Une coopération stratégique vitale
D’évidence, le dossier libyen et la menace turque ont rendu plus que jamais vitale la coopération diplomatique et sécuritaire franco-égyptienne, un conflit armé entre Ankara et Le Caire n’étant plus impossible. Depuis la folle guerre franco-britannico-américaine de 2011 contre le régime de Kadhafi, la Libye est en effet devenue le pivot islamo-terroriste et migratoire majeur de l’Afrique saharienne. Et ses réserves d’hydrocarbures immenses attisent les appétits néocoloniaux d’Ankara et de son néo-sultan Erdogan pressenti par les Frères musulmans (dixit Youssef Al-Qardaoui), comme le « futur Calife »… Il n’a pas échappé au militaire-président Al-Sissi que le missile sol-air Mistral 3 » a récemment fait ses preuves contre les drones turcs… En outre, le fait que les Allemands et les Italiens soient devenus les premiers fournisseurs européens d’armements et de haute technologie stratégique à la Turquie a poussé Abdel Fattah Al-Sissi à revenir vers les fournisseurs français après une courte boude d’un an. L’avion de combat de Dassault, puis l’armement des porte-hélicoptères Mistral (MBDA) et des deux corvettes Gowind sont également des sujets d’intérêts stratégiques convergents entre Le Caire et Paris. Al-Sissi a par ailleurs besoin d’armement français pour combattre les Jihadistes dans le Sinaï, notamment les tribus bédouines liées l’État islamique, et en cas de guerre avec l’Éthiopie.
Pour le député et journaliste égyptien Abdelrahim Ali, par ailleurs président du Centre d’Etudes sur le Moyen Orient (CEMO), cette relation intensifiée depuis deux ans est fondée sur une très « grande proximité de vues sur le dossier de la Turquie notamment et surtout s’agissant du brigandage d’Erdogan en Méditerranée orientale et ses tentatives de mettre la main sur les réserves de gaz trouvées récemment et qui sont communes à l’Egypte, à Chypre et à la Grèce »… Ali remarque d’ailleurs que dans la région, il n’y a guère que nos deux pays qui bloquent les ambitions turques: « L’Egypte impose à Erdogan de nombreuses lignes rouges en Libye et en Méditerranée, et la France participe avec l’Otan à la surveillance de la mer dans cette zone, puis a intercepté récemment plusieurs navires turcs qui transportaient des armes pour la Libye.

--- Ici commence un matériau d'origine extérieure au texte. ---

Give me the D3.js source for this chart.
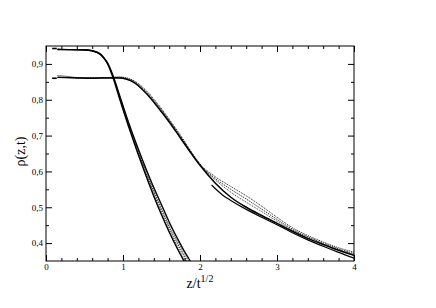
<!DOCTYPE html>
<html>
<head>
<meta charset="utf-8">
<script src="https://cdn.jsdelivr.net/npm/d3@7"></script>
<style>
  html, body { margin: 0; padding: 0; background: #fff; }
  svg text { font-family: "Liberation Serif", "DejaVu Serif", serif; fill: #000; }
</style>
</head>
<body>
<svg id="chart" width="436" height="308"></svg>
<script>
// ---- data ----
const xTicks = [0, 1, 2, 3, 4];
const yTicks = [0.4, 0.5, 0.6, 0.7, 0.8, 0.9];
const xMinor = [0.2,0.4,0.6,0.8,1.2,1.4,1.6,1.8,2.2,2.4,2.6,2.8,3.2,3.4,3.6,3.8];
const yMinor = [0.45,0.55,0.65,0.75,0.85];

// initial-value marks at the left edge
const markX = [0.08, 0.14];
const markHigh = [0.943, 0.943];
const markLow = [0.860, 0.860];

// steep family
const xA = [0.15,0.3,0.5,0.6,0.7,0.75,0.8,0.87,0.96,1.09,1.2,1.3,1.4,1.5,1.6,1.7,1.8,1.9];
const A1 = [0.940,0.940,0.939,0.936,0.927,0.916,0.900,0.862,0.800,0.714,0.646,0.587,0.531,0.479,0.431,0.387,0.347,0.311];
const A2 = [0.940,0.940,0.939,0.936,0.927,0.916,0.900,0.8635,0.8025,0.717,0.650,0.592,0.537,0.486,0.438,0.394,0.354,0.318];
const A3 = [0.940,0.940,0.939,0.937,0.928,0.917,0.901,0.865,0.805,0.720,0.654,0.597,0.543,0.493,0.445,0.402,0.362,0.326];
const A4 = [0.941,0.940,0.940,0.937,0.928,0.918,0.902,0.8665,0.8075,0.723,0.658,0.602,0.549,0.500,0.452,0.409,0.369,0.333];
const A5 = [0.941,0.940,0.940,0.937,0.929,0.918,0.903,0.868,0.810,0.726,0.662,0.607,0.555,0.507,0.459,0.416,0.376,0.341];

// slow family, full range
const xB = [0.15,0.25,0.4,0.6,0.8,0.95,1.05,1.15,1.3,1.45,1.6,1.75,1.9,2.0,2.2,2.4,2.6,2.8,3.0,3.2,3.4,3.6,3.8,4.0];
const B1 = [0.868,0.866,0.862,0.861,0.862,0.864,0.861,0.852,0.826,0.789,0.746,0.700,0.651,0.621,0.585,0.558,0.532,0.503,0.472,0.443,0.421,0.403,0.387,0.375];
const B2 = [0.862,0.862,0.861,0.861,0.862,0.862,0.859,0.850,0.823,0.786,0.743,0.697,0.649,0.619,0.580,0.550,0.523,0.495,0.466,0.439,0.418,0.400,0.384,0.371];
const B3 = [0.862,0.862,0.861,0.861,0.861,0.862,0.858,0.848,0.820,0.783,0.741,0.695,0.647,0.618,0.576,0.542,0.514,0.488,0.461,0.436,0.415,0.397,0.381,0.368];
const B4 = [0.863,0.862,0.861,0.860,0.861,0.861,0.857,0.847,0.818,0.780,0.738,0.692,0.646,0.617,0.567,0.528,0.500,0.477,0.455,0.433,0.413,0.396,0.380,0.366];

// slow family, lower branch
const xL = [2.15,2.3,2.4,2.6,2.8,3.0,3.2,3.4,3.6,3.8,4.0];
const L1 = [0.562,0.533,0.519,0.494,0.472,0.451,0.429,0.409,0.391,0.374,0.358];

// ---- drawing ----
const W = 436, H = 308;
const m = { left: 46, right: 82, top: 46, bottom: 47 };
const iw = W - m.left - m.right, ih = H - m.top - m.bottom;

const svg = d3.select("#chart");
const g = svg.append("g").attr("transform", `translate(${m.left},${m.top})`);

const x = d3.scaleLinear().domain([0, 4]).range([0, iw]);
const y = d3.scaleLinear().domain([0.35, 0.95]).range([ih, 0]);

svg.append("defs").append("clipPath").attr("id", "clip")
  .append("rect").attr("width", iw).attr("height", ih);

const fmtY = d => d.toFixed(1).replace(".", ",");

// axes
g.append("g").attr("transform", `translate(0,${ih})`)
  .call(d3.axisBottom(x).tickValues(xTicks).tickSize(-6).tickPadding(3).tickFormat(d3.format("d")));
g.append("g").attr("transform", `translate(0,${ih})`)
  .call(d3.axisBottom(x).tickValues(xMinor).tickSize(-3).tickFormat(""));
g.append("g")
  .call(d3.axisLeft(y).tickValues(yTicks).tickSize(-6).tickPadding(3).tickFormat(fmtY));
g.append("g").call(d3.axisLeft(y).tickValues(yMinor).tickSize(-3).tickFormat(""));
g.append("g").call(d3.axisTop(x).tickValues(xTicks).tickSize(-6).tickFormat(""));
g.append("g").call(d3.axisTop(x).tickValues(xMinor).tickSize(-3).tickFormat(""));
g.append("g").attr("transform", `translate(${iw},0)`)
  .call(d3.axisRight(y).tickValues(yTicks).tickSize(-6).tickFormat(""));
g.append("g").attr("transform", `translate(${iw},0)`)
  .call(d3.axisRight(y).tickValues(yMinor).tickSize(-3).tickFormat(""));

g.selectAll(".domain").remove();
g.selectAll(".tick line").attr("stroke", "#000").attr("stroke-width", 1);
g.selectAll(".tick text")
  .style("font-family", "'Liberation Serif', serif")
  .style("font-size", "9px");

g.append("rect").attr("width", iw).attr("height", ih)
  .attr("fill", "none").attr("stroke", "#000").attr("stroke-width", 1);

// curves
const line = d3.line().x(d => x(d[0])).y(d => y(d[1])).curve(d3.curveMonotoneX);
const zip = (xs, ys) => xs.map((v, i) => [v, ys[i]]);
const curves = g.append("g").attr("clip-path", "url(#clip)");

const series = [
  { xs: xA, ys: A1, dash: null, w: 1.4 },
  { xs: xA, ys: A2, dash: "1,1", w: 0.8 },
  { xs: xA, ys: A3, dash: "1.5,1", w: 0.8 },
  { xs: xA, ys: A4, dash: "1,1", w: 0.8 },
  { xs: xA, ys: A5, dash: null, w: 1.3 },
  { xs: xB, ys: B1, dash: "1,1", w: 0.9 },
  { xs: xB, ys: B2, dash: "1.5,1", w: 0.8 },
  { xs: xB, ys: B3, dash: "1,1", w: 0.8 },
  { xs: xB, ys: B4, dash: null, w: 1.5 },
  { xs: xL, ys: L1, dash: null, w: 1.2 }
];
series.forEach(s => {
  curves.append("path")
    .attr("d", line(zip(s.xs, s.ys)))
    .attr("fill", "none").attr("stroke", "#000")
    .attr("stroke-width", s.w)
    .attr("stroke-dasharray", s.dash);
});

[markHigh, markLow].forEach(ys => {
  curves.append("path")
    .attr("d", d3.line().x(d => x(d[0])).y(d => y(d[1]))(zip(markX, ys)))
    .attr("fill", "none").attr("stroke", "#000").attr("stroke-width", 1.6);
});

// labels
svg.append("text")
  .attr("transform", `translate(25,${m.top + ih / 2 - 2}) rotate(-90)`)
  .attr("text-anchor", "middle").style("font-size", "14px")
  .text("ρ(z,t)");

const xl = svg.append("text")
  .attr("x", m.left + iw / 2).attr("y", 288)
  .attr("text-anchor", "middle").style("font-size", "14px");
xl.append("tspan").text("z/t");
xl.append("tspan").style("font-size", "10px").attr("dy", -6).text("1/2");
</script>
</body>
</html>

Nos deux pays ont clairement une position convergente en Libye où ils sont décidés à contrer les ambitions d’Erdogan pour contrôler la Libye en soutenant les milices islamistes des Frères musulmans à l’ouest du pays et même des groupes terroristes exfiltrés de Syrie ». Le député égyptien dénonce aussi la tentative d’Erdogan d’obtenir « la plus grande part du gaz libyen, étant donné l’importation par la Turquie d’énormes quantités de gaz qui lui coûtent plus de 5 milliards de dollars par an ».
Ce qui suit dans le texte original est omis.